Take the cap-weighted and equal-weighted versions of the S&P 500 SPX, -0.11% , for example. Since the March 2009 U.S. market bottom, the ETF that represents the equal-weighted version of the S&P 500 (the Guggenheim S&P 500 Equal Weight ETF RSP, +0.12% ) has beaten the cap-weighted version (SPDR S&P 500 ETF Trust SPY, -0.12% ) by more than two percentage points per year on an annualized basis (according to FactSet)
In contrast, during the bear market from October 2007 to March 2009, the equal-weight S&P 500 ETF lagged the cap-weighted version by 3.6 annualized percentage points.
In fact, it’s not accurate to think of equal-weight index funds as benchmarked to the broad stock market, Tint added, since the stock market represents the combined holdings of all investors and is therefore, by definition, capitalization weighted. Equal-weighting represents a specific bet on certain sectors and investment styles, and in that regard an equal-weighted fund is not dissimilar to hundreds of other mutual funds and ETFs that also make specific bets.
As with any of those other funds and ETFs, you need to decide whether you want to make the bets inherent in an equal-weighted fund. The two most significant of these bets are:
· Small-cap over large-cap. Equal-weighted indices give more weight to small-cap stocks than do cap-weighted indices, and, accordingly, less weight to large-cap stocks. So equal-weighted index funds will tend to come out on top during periods in which small-caps outperform large-caps. They will lag when the opposite is the case.
· Contrarian over momentum. Cap-weighted funds are making momentum bets because their portfolio allocation to a stock automatically grows as it performs particularly well — and falls if the stock is a poor performer. Equal-weighted index funds make just the opposite bets, since they constantly are selling stocks that have performed well in order to buy more of stocks that have performed poorly.

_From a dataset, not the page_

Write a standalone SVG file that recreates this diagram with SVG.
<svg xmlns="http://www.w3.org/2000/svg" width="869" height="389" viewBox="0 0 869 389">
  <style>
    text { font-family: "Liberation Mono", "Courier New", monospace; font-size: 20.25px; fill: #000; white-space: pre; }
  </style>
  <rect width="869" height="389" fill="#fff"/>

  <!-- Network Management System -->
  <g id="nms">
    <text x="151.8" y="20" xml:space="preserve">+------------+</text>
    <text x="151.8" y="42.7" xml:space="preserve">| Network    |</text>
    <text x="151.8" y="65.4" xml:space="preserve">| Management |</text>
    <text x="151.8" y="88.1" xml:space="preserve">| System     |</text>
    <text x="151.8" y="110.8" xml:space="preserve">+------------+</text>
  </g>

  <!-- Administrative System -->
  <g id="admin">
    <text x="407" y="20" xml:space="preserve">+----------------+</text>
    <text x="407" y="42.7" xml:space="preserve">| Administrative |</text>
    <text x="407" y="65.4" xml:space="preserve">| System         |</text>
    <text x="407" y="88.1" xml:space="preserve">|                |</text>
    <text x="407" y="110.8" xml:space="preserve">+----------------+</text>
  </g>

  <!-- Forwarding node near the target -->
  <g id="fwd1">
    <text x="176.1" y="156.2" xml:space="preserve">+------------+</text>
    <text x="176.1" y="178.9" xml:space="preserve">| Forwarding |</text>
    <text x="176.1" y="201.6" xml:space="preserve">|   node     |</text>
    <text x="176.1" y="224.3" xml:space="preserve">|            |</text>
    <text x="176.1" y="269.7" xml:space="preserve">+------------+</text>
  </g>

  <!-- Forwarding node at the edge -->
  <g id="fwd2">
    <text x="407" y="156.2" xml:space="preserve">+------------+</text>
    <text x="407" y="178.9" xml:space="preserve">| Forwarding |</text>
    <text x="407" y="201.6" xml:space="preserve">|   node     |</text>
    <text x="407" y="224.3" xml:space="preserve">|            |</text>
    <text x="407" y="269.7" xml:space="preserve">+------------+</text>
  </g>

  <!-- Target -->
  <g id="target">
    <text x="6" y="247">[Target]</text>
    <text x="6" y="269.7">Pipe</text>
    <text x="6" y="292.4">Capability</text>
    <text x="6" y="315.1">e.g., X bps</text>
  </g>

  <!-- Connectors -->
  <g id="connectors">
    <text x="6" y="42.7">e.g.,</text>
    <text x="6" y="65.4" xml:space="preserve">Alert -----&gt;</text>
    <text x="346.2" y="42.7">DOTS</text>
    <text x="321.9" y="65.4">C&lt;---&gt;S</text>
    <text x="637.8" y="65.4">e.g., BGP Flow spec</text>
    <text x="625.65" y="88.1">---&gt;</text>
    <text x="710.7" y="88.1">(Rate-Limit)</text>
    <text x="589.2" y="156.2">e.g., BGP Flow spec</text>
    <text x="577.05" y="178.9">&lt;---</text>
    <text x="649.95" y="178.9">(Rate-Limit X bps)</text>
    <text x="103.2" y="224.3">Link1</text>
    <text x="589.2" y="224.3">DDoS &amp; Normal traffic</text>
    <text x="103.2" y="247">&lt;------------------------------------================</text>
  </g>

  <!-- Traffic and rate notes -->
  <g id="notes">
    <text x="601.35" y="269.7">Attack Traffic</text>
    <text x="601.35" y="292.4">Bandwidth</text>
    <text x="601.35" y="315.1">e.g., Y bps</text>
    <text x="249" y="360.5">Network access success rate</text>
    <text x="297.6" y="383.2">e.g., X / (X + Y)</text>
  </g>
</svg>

So there is nothing magical about equal-weighted funds. An equal-weighted version of an index will outperform the cap-weighted version when small caps are beating large caps, or when contrarian approaches are beating momentum, or both. It will underperform when the opposite of those two conditions prevails.
One important additional factor to keep in mind about equal weighted index funds: expenses. These funds have greater transaction costs because of the frequent rebalancing needed to bring each stock’s allocation back to equal weighting. This involves selling portions of their outperforming stocks and buying more of their underperformers. No rebalancing transactions are required by a cap-weighted fund.

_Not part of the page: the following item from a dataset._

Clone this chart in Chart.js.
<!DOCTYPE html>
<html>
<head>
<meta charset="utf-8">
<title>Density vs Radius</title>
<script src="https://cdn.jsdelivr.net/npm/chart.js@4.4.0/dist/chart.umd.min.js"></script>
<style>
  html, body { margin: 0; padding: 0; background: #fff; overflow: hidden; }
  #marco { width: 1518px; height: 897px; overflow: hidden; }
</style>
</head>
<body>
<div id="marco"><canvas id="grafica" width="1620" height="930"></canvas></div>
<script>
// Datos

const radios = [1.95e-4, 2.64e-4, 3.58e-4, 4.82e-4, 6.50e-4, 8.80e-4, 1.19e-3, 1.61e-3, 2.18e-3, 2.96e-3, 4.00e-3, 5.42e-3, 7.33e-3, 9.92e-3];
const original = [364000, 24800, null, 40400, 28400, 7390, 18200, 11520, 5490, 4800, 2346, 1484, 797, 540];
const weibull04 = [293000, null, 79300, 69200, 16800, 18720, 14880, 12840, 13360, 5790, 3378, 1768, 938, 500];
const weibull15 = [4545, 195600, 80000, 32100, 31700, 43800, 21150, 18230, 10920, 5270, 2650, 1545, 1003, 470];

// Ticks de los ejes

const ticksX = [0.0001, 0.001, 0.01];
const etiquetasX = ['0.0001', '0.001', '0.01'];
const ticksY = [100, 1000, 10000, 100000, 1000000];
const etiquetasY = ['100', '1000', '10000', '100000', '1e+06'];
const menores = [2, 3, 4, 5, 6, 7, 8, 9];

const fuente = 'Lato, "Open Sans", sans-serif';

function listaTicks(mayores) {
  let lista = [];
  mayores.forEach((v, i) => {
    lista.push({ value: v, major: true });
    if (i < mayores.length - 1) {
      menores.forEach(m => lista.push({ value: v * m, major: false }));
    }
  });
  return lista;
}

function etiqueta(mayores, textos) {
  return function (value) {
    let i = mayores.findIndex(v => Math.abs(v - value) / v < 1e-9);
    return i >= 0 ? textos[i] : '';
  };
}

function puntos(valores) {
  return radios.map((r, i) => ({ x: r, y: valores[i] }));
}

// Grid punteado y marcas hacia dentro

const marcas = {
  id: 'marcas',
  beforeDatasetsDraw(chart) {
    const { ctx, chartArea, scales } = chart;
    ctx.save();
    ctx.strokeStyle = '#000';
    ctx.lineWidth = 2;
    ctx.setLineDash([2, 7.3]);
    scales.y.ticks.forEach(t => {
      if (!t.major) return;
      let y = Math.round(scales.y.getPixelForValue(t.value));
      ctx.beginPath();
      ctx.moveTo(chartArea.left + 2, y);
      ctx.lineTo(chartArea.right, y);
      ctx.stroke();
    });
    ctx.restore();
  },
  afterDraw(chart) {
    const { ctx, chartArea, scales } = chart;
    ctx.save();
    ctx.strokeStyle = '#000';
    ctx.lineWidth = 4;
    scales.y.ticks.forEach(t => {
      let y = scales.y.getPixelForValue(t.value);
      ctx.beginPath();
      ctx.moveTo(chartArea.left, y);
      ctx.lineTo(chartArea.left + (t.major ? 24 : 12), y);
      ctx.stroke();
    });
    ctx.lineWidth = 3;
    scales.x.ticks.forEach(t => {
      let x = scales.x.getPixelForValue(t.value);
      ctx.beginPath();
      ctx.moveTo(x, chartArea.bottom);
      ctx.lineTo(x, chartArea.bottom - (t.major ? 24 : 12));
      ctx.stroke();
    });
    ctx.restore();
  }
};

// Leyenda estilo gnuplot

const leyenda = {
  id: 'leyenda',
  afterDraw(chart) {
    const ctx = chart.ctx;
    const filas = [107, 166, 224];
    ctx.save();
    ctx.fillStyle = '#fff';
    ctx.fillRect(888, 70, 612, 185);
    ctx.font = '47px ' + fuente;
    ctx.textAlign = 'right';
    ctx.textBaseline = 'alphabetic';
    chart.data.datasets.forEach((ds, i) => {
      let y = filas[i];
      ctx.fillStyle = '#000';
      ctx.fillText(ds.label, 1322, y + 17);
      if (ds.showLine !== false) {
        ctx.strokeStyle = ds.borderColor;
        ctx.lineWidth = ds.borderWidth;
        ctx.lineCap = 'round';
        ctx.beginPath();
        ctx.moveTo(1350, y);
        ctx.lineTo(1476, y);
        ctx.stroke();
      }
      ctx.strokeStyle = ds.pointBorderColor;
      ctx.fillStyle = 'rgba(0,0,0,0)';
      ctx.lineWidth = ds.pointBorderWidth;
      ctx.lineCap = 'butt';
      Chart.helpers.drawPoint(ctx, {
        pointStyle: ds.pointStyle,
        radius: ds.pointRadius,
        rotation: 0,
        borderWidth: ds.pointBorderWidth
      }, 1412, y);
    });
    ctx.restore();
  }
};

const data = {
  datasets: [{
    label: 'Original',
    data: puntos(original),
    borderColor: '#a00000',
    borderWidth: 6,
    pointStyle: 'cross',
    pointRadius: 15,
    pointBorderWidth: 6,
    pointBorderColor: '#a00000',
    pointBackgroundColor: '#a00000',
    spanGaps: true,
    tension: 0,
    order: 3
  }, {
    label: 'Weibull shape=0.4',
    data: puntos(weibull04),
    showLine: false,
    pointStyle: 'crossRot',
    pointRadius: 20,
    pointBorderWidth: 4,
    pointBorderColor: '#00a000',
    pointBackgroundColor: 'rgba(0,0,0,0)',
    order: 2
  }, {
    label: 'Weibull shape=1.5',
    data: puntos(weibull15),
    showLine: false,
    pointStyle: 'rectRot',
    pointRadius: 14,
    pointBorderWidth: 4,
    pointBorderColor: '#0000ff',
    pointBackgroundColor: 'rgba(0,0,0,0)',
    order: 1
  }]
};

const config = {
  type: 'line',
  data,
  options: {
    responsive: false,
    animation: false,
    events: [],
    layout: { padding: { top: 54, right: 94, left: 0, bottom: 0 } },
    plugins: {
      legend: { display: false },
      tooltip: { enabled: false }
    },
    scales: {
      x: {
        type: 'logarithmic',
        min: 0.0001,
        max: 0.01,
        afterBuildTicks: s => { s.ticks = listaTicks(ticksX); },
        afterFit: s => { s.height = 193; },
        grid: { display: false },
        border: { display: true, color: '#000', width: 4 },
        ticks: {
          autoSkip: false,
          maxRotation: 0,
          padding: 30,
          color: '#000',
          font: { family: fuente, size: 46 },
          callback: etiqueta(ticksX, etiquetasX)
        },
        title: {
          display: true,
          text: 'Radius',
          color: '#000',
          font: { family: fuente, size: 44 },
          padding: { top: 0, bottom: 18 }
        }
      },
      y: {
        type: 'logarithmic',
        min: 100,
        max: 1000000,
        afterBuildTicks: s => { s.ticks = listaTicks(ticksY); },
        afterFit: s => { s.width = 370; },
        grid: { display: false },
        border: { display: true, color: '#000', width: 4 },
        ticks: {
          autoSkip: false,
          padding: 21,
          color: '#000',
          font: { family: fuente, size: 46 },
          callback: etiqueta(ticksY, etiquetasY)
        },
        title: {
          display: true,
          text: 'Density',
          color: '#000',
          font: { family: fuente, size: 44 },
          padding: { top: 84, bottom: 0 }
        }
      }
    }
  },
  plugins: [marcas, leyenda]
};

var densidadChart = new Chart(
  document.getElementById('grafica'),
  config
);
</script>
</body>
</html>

Transaction costs involve more than just brokerage commissions, Quantal’s Tint noted. Since equal-weighted index funds will be trying to buy and sell the same stocks at more or less the same time, they can be expected to receive more competition and higher market-trading impact on their trades than would otherwise be the case.

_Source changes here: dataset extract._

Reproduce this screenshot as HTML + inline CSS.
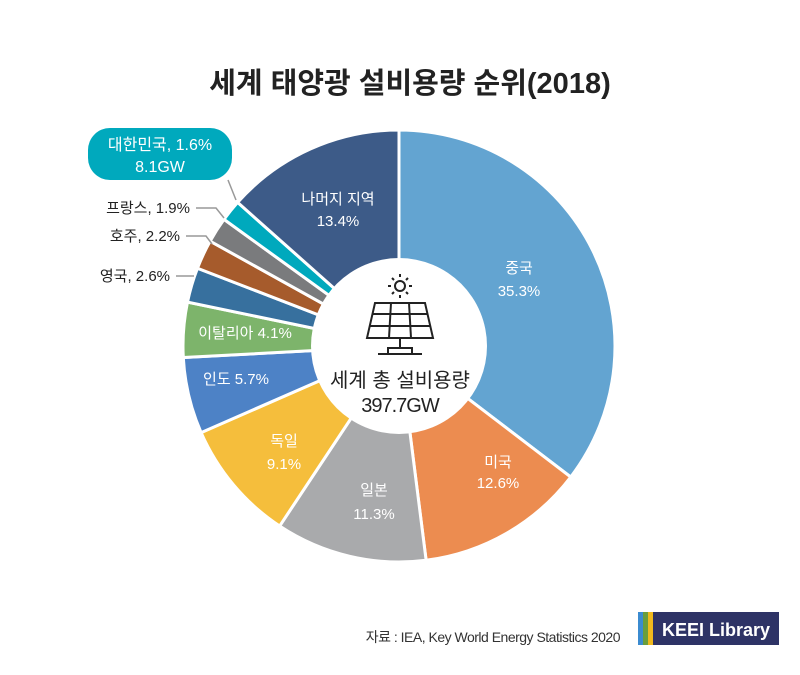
<!DOCTYPE html>
<html><head><meta charset="utf-8"><style>
html,body{margin:0;padding:0;background:#fff;}
body{width:800px;height:670px;overflow:hidden;font-family:"Liberation Sans","Noto Sans CJK KR",sans-serif;}
</style></head><body>
<svg id="s" width="800" height="670" viewBox="0 0 800 670" xmlns="http://www.w3.org/2000/svg" font-family="Liberation Sans, Noto Sans CJK KR, sans-serif">
<text x="410" y="93" text-anchor="middle" font-size="29" font-weight="bold" fill="#222">세계 태양광 설비용량 순위(2018)</text>
<g id="pie"></g>
<circle cx="399" cy="346" r="88" fill="#fff"/>
<g stroke="#222" stroke-width="2" fill="none">
<circle cx="400" cy="286" r="5"/>
<line x1="400" y1="274" x2="400" y2="277"/><line x1="400" y1="295" x2="400" y2="298"/>
<line x1="388" y1="286" x2="391" y2="286"/><line x1="409" y1="286" x2="412" y2="286"/>
<line x1="392" y1="278" x2="394" y2="280"/><line x1="406" y1="292" x2="408" y2="294"/>
<line x1="408" y1="278" x2="406" y2="280"/><line x1="392" y1="294" x2="394" y2="292"/>
<path d="M375 303 H425 L433 338 H367 Z"/>
<line x1="372" y1="314" x2="428" y2="314"/><line x1="370" y1="326" x2="430" y2="326"/>
<line x1="391" y1="303" x2="389" y2="338"/><line x1="409" y1="303" x2="411" y2="338"/>
<line x1="400" y1="338" x2="400" y2="348"/><path d="M388 354 V348 H412 V354"/><line x1="378" y1="354" x2="422" y2="354"/>
</g>
<text x="400" y="387" text-anchor="middle" font-size="20" fill="#222">세계 총 설비용량</text>
<text x="400" y="412" text-anchor="middle" font-size="20" fill="#222" letter-spacing="-1">397.7GW</text>
<g font-size="15" fill="#fff" text-anchor="middle">
<text x="519" y="273">중국</text><text x="519" y="296">35.3%</text>
<text x="498" y="467">미국</text><text x="498" y="488">12.6%</text>
<text x="374" y="495">일본</text><text x="374" y="519">11.3%</text>
<text x="284" y="446">독일</text><text x="284" y="469">9.1%</text>
<text x="236" y="384">인도 5.7%</text>
<text x="245" y="338">이탈리아 4.1%</text>
<text x="338" y="204">나머지 지역</text><text x="338" y="226">13.4%</text>
</g>
<g font-size="15" fill="#222" text-anchor="end">
<text x="190" y="213">프랑스, 1.9%</text>
<text x="180" y="241">호주, 2.2%</text>
<text x="170" y="281">영국, 2.6%</text>
</g>
<g stroke="#999" stroke-width="1.5" fill="none">
<polyline points="196,208 216,208 224,218"/>
<polyline points="186,236 206,236 212,244"/>
<polyline points="176,276 194,276"/>
<polyline points="228,180 236,200"/>
</g>
<rect x="88" y="128" width="144" height="52" rx="22" fill="#00a9bd"/>
<text x="160" y="150" text-anchor="middle" font-size="16" fill="#fff">대한민국, 1.6%</text>
<text x="160" y="172" text-anchor="middle" font-size="16" fill="#fff">8.1GW</text>
<text x="620" y="642" text-anchor="end" font-size="14" fill="#333" letter-spacing="-0.5">자료 :  IEA, Key World Energy Statistics 2020</text>
<rect x="638" y="612" width="5" height="33" fill="#3b8bd0"/>
<rect x="643" y="612" width="5" height="33" fill="#6a9e3c"/>
<rect x="648" y="612" width="5" height="33" fill="#f0b91d"/>
<rect x="653" y="612" width="126" height="33" fill="#2e3366"/>
<text x="716" y="636" text-anchor="middle" font-size="18" font-weight="bold" fill="#fff">KEEI Library</text>
</svg>
<script>
var d=[[35.3,"#63a4d1"],[12.6,"#ec8c50"],[11.3,"#a9aaac"],[9.1,"#f5be3c"],[5.7,"#4d82c6"],[4.1,"#7db46b"],[2.6,"#37709e"],[2.2,"#a65b2c"],[1.9,"#7a7b7d"],[1.6,"#00a9bd"],[13.4,"#3d5b88"]];
var tot=0;d.forEach(function(x){tot+=x[0];});
var cx=399,cy=346,R=216,a=0,g=document.getElementById("pie"),h="";
d.forEach(function(x){var b=a+x[0]/tot*2*Math.PI;
var x1=cx+R*Math.sin(a),y1=cy-R*Math.cos(a),x2=cx+R*Math.sin(b),y2=cy-R*Math.cos(b);
h+='<path d="M'+cx+' '+cy+' L'+x1+' '+y1+' A'+R+' '+R+' 0 '+((b-a)>Math.PI?1:0)+' 1 '+x2+' '+y2+' Z" fill="'+x[1]+'" stroke="#fff" stroke-width="3"/>';a=b;});
g.innerHTML=h;
</script>
</body></html>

Moreover, these transaction costs are above and beyond the higher expense ratios that equal-weighted index funds often charge. The Guggenheim S&P 500 Equal-Weight ETF, for example, has an expense ratio of 0.39%, in contrast to 0.09% for the SPDR S&P 500 ETF. Even if equal-weighted index funds didn’t face the other hurdles mentioned before, these greater expenses and transaction costs alone represent a big long-term hurdle.